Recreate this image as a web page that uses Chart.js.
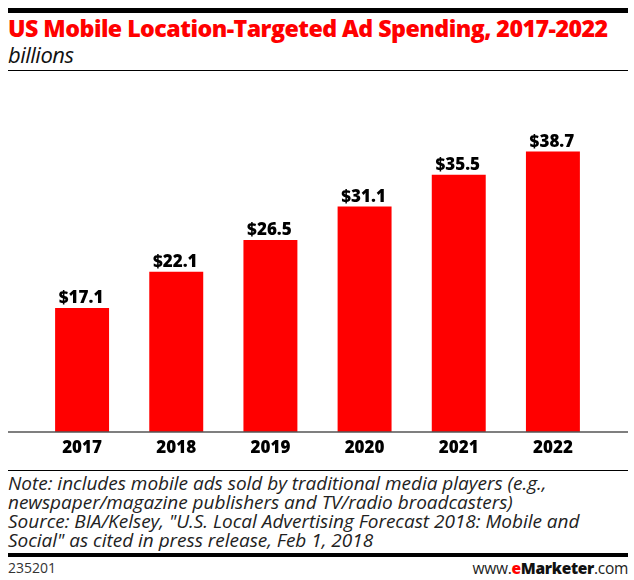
<!DOCTYPE html>
<html>
<head>
<meta charset="utf-8">
<style>
  html, body { margin: 0; padding: 0; background: #fff; }
  body { width: 634px; height: 580px; position: relative; overflow: hidden; font-family: "Open Sans", sans-serif; color: #111; }
  .rule { position: absolute; left: 8px; width: 620px; background: #000; }
  .text { position: absolute; left: 8px; white-space: nowrap; }
  #title { top: 13px; font: 800 23.2px/30px "Open Sans", sans-serif; color: #f00; letter-spacing: -0.53px; }
  #subtitle { top: 40px; font: italic 400 22px/28px "Open Sans", sans-serif; letter-spacing: -0.5px; }
  #note { top: 474px; font: italic 400 19px/19px "Open Sans", sans-serif; letter-spacing: -0.02px; color: #222; }
  #code { top: 559px; font: 400 14px/18px "Open Sans", sans-serif; color: #333; }
  #brand { position: absolute; right: 6px; top: 559px; font: 400 15.5px/18px "Open Sans", sans-serif; color: #222; letter-spacing: -0.3px; }
  #brand b { font-weight: 800; color: #111; }
  #brand i { font-style: normal; font-weight: 800; color: #f00; }
  #wrap { position: absolute; left: 8px; top: 84px; width: 620px; height: 386px; }
</style>
</head>
<body>
<div class="rule" style="top:8px;height:5px"></div>
<div class="text" id="title">US Mobile Location-Targeted Ad Spending, 2017-2022</div>
<div class="text" id="subtitle">billions</div>
<div class="rule" style="top:70px;height:1px"></div>
<div id="wrap"><canvas id="chart"></canvas></div>
<div class="rule" style="top:470px;height:1px"></div>
<div class="text" id="note">Note: includes mobile ads sold by traditional media players (e.g.,<br>newspaper/magazine publishers and TV/radio broadcasters)<br>Source: BIA/Kelsey, "U.S. Local Advertising Forecast 2018: Mobile and<br>Social" as cited in press release, Feb 1, 2018</div>
<div class="rule" style="top:553px;height:4px"></div>
<div class="text" id="code">235201</div>
<div id="brand">www.<i>e</i><b>Marketer</b>.com</div>

<script src="https://cdn.jsdelivr.net/npm/chart.js@4"></script>
<script>
const years = ["2017", "2018", "2019", "2020", "2021", "2022"];
const spending = [17.1, 22.1, 26.5, 31.1, 35.5, 38.7];
const labels = ["$17.1", "$22.1", "$26.5", "$31.1", "$35.5", "$38.7"];

const BOLD_FONT = { family: "'Open Sans', sans-serif", size: 17, weight: "800" };

// value labels above the bars and the baseline running past the plot area
const barExtras = {
  id: "barExtras",
  afterDatasetsDraw(chart) {
    const { ctx, scales } = chart;
    const y0 = scales.y.getPixelForValue(0);
    ctx.save();
    ctx.strokeStyle = "#555";
    ctx.lineWidth = 1.5;
    ctx.beginPath();
    ctx.moveTo(0, y0);
    ctx.lineTo(chart.width, y0);
    ctx.stroke();

    ctx.fillStyle = "#000";
    ctx.font = `${BOLD_FONT.weight} ${BOLD_FONT.size}px ${BOLD_FONT.family}`;
    ctx.textAlign = "center";
    ctx.textBaseline = "bottom";
    chart.getDatasetMeta(0).data.forEach((bar, i) => {
      ctx.fillText(labels[i], bar.x - 1, bar.y - 1);
    });
    ctx.restore();
  }
};

new Chart(document.getElementById("chart"), {
  type: "bar",
  data: {
    labels: years,
    datasets: [{
      data: spending,
      backgroundColor: "#ff0000",
      barPercentage: 0.573,
      categoryPercentage: 1
    }]
  },
  options: {
    responsive: true,
    maintainAspectRatio: false,
    animation: false,
    layout: { padding: { left: 27, right: 28, top: 0, bottom: 0 } },
    plugins: { legend: { display: false }, tooltip: { enabled: false } },
    scales: {
      x: {
        grid: { display: false },
        border: { display: false },
        afterFit: (axis) => { axis.height = 38; },
        ticks: { color: "#000", font: BOLD_FONT, padding: -2, maxRotation: 0 }
      },
      y: { display: false, min: 0, max: 48 }
    }
  },
  plugins: [barExtras]
});
</script>
</body>
</html>
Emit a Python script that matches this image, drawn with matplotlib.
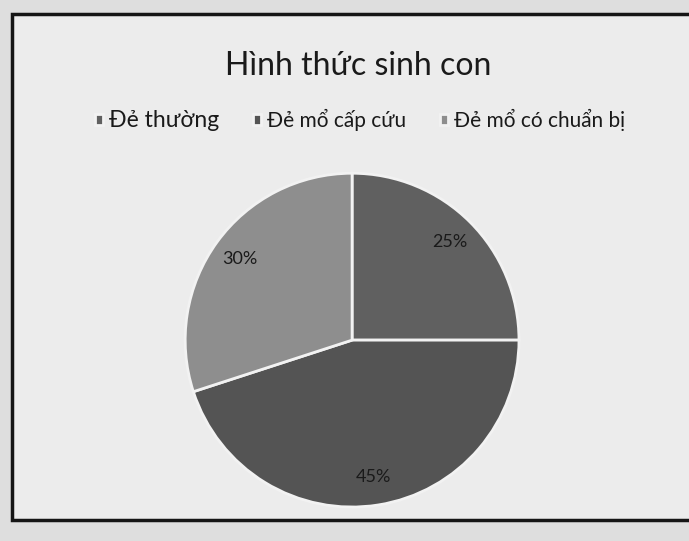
import numpy as np
import matplotlib.pyplot as plt
from matplotlib.patches import Rectangle

# du lieu
labels = ['Đẻ thường', 'Đẻ mổ cấp cứu', 'Đẻ mổ có chuẩn bị']
sizes = [25, 45, 30]
colors = ['#606060', '#545454', '#8e8e8e']
pct_labels = ['25%', '45%', '30%']

plt.rcParams['font.family'] = ['Lato', 'DejaVu Sans']

fig = plt.figure(figsize=(6.89, 5.41), dpi=100)
fig.patch.set_facecolor('#dedede')

# khung
khung = Rectangle((12 / 689, 1 - 520 / 541), 700 / 689, 506 / 541,
                  transform=fig.transFigure, facecolor='#ececec',
                  edgecolor='#151515', linewidth=2.5, zorder=-1)
fig.patches.append(khung)

ax = fig.add_axes([0.2685, 0.0628, 0.485, 0.617])
ax.set_zorder(2)
ax.patch.set_visible(False)
wedges, texts = ax.pie(sizes, colors=colors, startangle=90, counterclock=False,
                       wedgeprops=dict(edgecolor='#f2f2f2', linewidth=2))
for w, t in zip(wedges, pct_labels):
    ang = np.deg2rad((w.theta1 + w.theta2) / 2)
    ax.text(0.83 * np.cos(ang), 0.83 * np.sin(ang), t, ha='center', va='center',
            fontsize=13, color='#1a1a1a')
ax.set_xlim(-1, 1)
ax.set_ylim(-1, 1)
ax.set_aspect('equal')
ax.axis('off')

fig.text(358 / 689, 1 - 66 / 541, 'Hình thức sinh con', ha='center', va='center',
         fontsize=23, color='#1a1a1a')

leg = fig.legend(wedges, labels, loc='center', bbox_to_anchor=(360 / 689, 1 - 120 / 541),
                 ncol=3, frameon=False, fontsize=15, handlelength=0.4, handleheight=0.4,
                 columnspacing=1.6, handletextpad=0.3, labelcolor='#1a1a1a')
leg.get_texts()[0].set_fontsize(16.5)
leg.set_zorder(3)

fig.savefig('out.png', dpi=100)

☆ ☆ ☆ ☆ ☆ ☆ ☆

Retype every entry verbatim and exclude the pictures from the copy.

Recreate this image as a web page that uses Chart.js.
<!DOCTYPE html>
<html>
<head>
<meta charset="utf-8">
<style>
  html, body { margin: 0; padding: 0; background: #fff; }
  body { width: 634px; height: 580px; position: relative; overflow: hidden; font-family: "Open Sans", sans-serif; color: #111; }
  .rule { position: absolute; left: 8px; width: 620px; background: #000; }
  .text { position: absolute; left: 8px; white-space: nowrap; }
  #title { top: 13px; font: 800 23.2px/30px "Open Sans", sans-serif; color: #f00; letter-spacing: -0.53px; }
  #subtitle { top: 40px; font: italic 400 22px/28px "Open Sans", sans-serif; letter-spacing: -0.5px; }
  #note { top: 474px; font: italic 400 19px/19px "Open Sans", sans-serif; letter-spacing: -0.02px; color: #222; }
  #code { top: 559px; font: 400 14px/18px "Open Sans", sans-serif; color: #333; }
  #brand { position: absolute; right: 6px; top: 559px; font: 400 15.5px/18px "Open Sans", sans-serif; color: #222; letter-spacing: -0.3px; }
  #brand b { font-weight: 800; color: #111; }
  #brand i { font-style: normal; font-weight: 800; color: #f00; }
  #wrap { position: absolute; left: 8px; top: 84px; width: 620px; height: 386px; }
</style>
</head>
<body>
<div class="rule" style="top:8px;height:5px"></div>
<div class="text" id="title">US Mobile Location-Targeted Ad Spending, 2017-2022</div>
<div class="text" id="subtitle">billions</div>
<div class="rule" style="top:70px;height:1px"></div>
<div id="wrap"><canvas id="chart"></canvas></div>
<div class="rule" style="top:470px;height:1px"></div>
<div class="text" id="note">Note: includes mobile ads sold by traditional media players (e.g.,<br>newspaper/magazine publishers and TV/radio broadcasters)<br>Source: BIA/Kelsey, "U.S. Local Advertising Forecast 2018: Mobile and<br>Social" as cited in press release, Feb 1, 2018</div>
<div class="rule" style="top:553px;height:4px"></div>
<div class="text" id="code">235201</div>
<div id="brand">www.<i>e</i><b>Marketer</b>.com</div>

<script src="https://cdn.jsdelivr.net/npm/chart.js@4"></script>
<script>
const years = ["2017", "2018", "2019", "2020", "2021", "2022"];
const spending = [17.1, 22.1, 26.5, 31.1, 35.5, 38.7];
const labels = ["$17.1", "$22.1", "$26.5", "$31.1", "$35.5", "$38.7"];

const BOLD_FONT = { family: "'Open Sans', sans-serif", size: 17, weight: "800" };

// value labels above the bars and the baseline running past the plot area
const barExtras = {
  id: "barExtras",
  afterDatasetsDraw(chart) {
    const { ctx, scales } = chart;
    const y0 = scales.y.getPixelForValue(0);
    ctx.save();
    ctx.strokeStyle = "#555";
    ctx.lineWidth = 1.5;
    ctx.beginPath();
    ctx.moveTo(0, y0);
    ctx.lineTo(chart.width, y0);
    ctx.stroke();

    ctx.fillStyle = "#000";
    ctx.font = `${BOLD_FONT.weight} ${BOLD_FONT.size}px ${BOLD_FONT.family}`;
    ctx.textAlign = "center";
    ctx.textBaseline = "bottom";
    chart.getDatasetMeta(0).data.forEach((bar, i) => {
      ctx.fillText(labels[i], bar.x - 1, bar.y - 1);
    });
    ctx.restore();
  }
};

new Chart(document.getElementById("chart"), {
  type: "bar",
  data: {
    labels: years,
    datasets: [{
      data: spending,
      backgroundColor: "#ff0000",
      barPercentage: 0.573,
      categoryPercentage: 1
    }]
  },
  options: {
    responsive: true,
    maintainAspectRatio: false,
    animation: false,
    layout: { padding: { left: 27, right: 28, top: 0, bottom: 0 } },
    plugins: { legend: { display: false }, tooltip: { enabled: false } },
    scales: {
      x: {
        grid: { display: false },
        border: { display: false },
        afterFit: (axis) => { axis.height = 38; },
        ticks: { color: "#000", font: BOLD_FONT, padding: -2, maxRotation: 0 }
      },
      y: { display: false, min: 0, max: 48 }
    }
  },
  plugins: [barExtras]
});
</script>
</body>
</html>
Emit a Python script that matches this image, drawn with matplotlib.
import numpy as np
import matplotlib.pyplot as plt
from matplotlib.patches import Rectangle

# du lieu
labels = ['Đẻ thường', 'Đẻ mổ cấp cứu', 'Đẻ mổ có chuẩn bị']
sizes = [25, 45, 30]
colors = ['#606060', '#545454', '#8e8e8e']
pct_labels = ['25%', '45%', '30%']

plt.rcParams['font.family'] = ['Lato', 'DejaVu Sans']

fig = plt.figure(figsize=(6.89, 5.41), dpi=100)
fig.patch.set_facecolor('#dedede')

# khung
khung = Rectangle((12 / 689, 1 - 520 / 541), 700 / 689, 506 / 541,
                  transform=fig.transFigure, facecolor='#ececec',
                  edgecolor='#151515', linewidth=2.5, zorder=-1)
fig.patches.append(khung)

ax = fig.add_axes([0.2685, 0.0628, 0.485, 0.617])
ax.set_zorder(2)
ax.patch.set_visible(False)
wedges, texts = ax.pie(sizes, colors=colors, startangle=90, counterclock=False,
                       wedgeprops=dict(edgecolor='#f2f2f2', linewidth=2))
for w, t in zip(wedges, pct_labels):
    ang = np.deg2rad((w.theta1 + w.theta2) / 2)
    ax.text(0.83 * np.cos(ang), 0.83 * np.sin(ang), t, ha='center', va='center',
            fontsize=13, color='#1a1a1a')
ax.set_xlim(-1, 1)
ax.set_ylim(-1, 1)
ax.set_aspect('equal')
ax.axis('off')

fig.text(358 / 689, 1 - 66 / 541, 'Hình thức sinh con', ha='center', va='center',
         fontsize=23, color='#1a1a1a')

leg = fig.legend(wedges, labels, loc='center', bbox_to_anchor=(360 / 689, 1 - 120 / 541),
                 ncol=3, frameon=False, fontsize=15, handlelength=0.4, handleheight=0.4,
                 columnspacing=1.6, handletextpad=0.3, labelcolor='#1a1a1a')
leg.get_texts()[0].set_fontsize(16.5)
leg.set_zorder(3)

fig.savefig('out.png', dpi=100)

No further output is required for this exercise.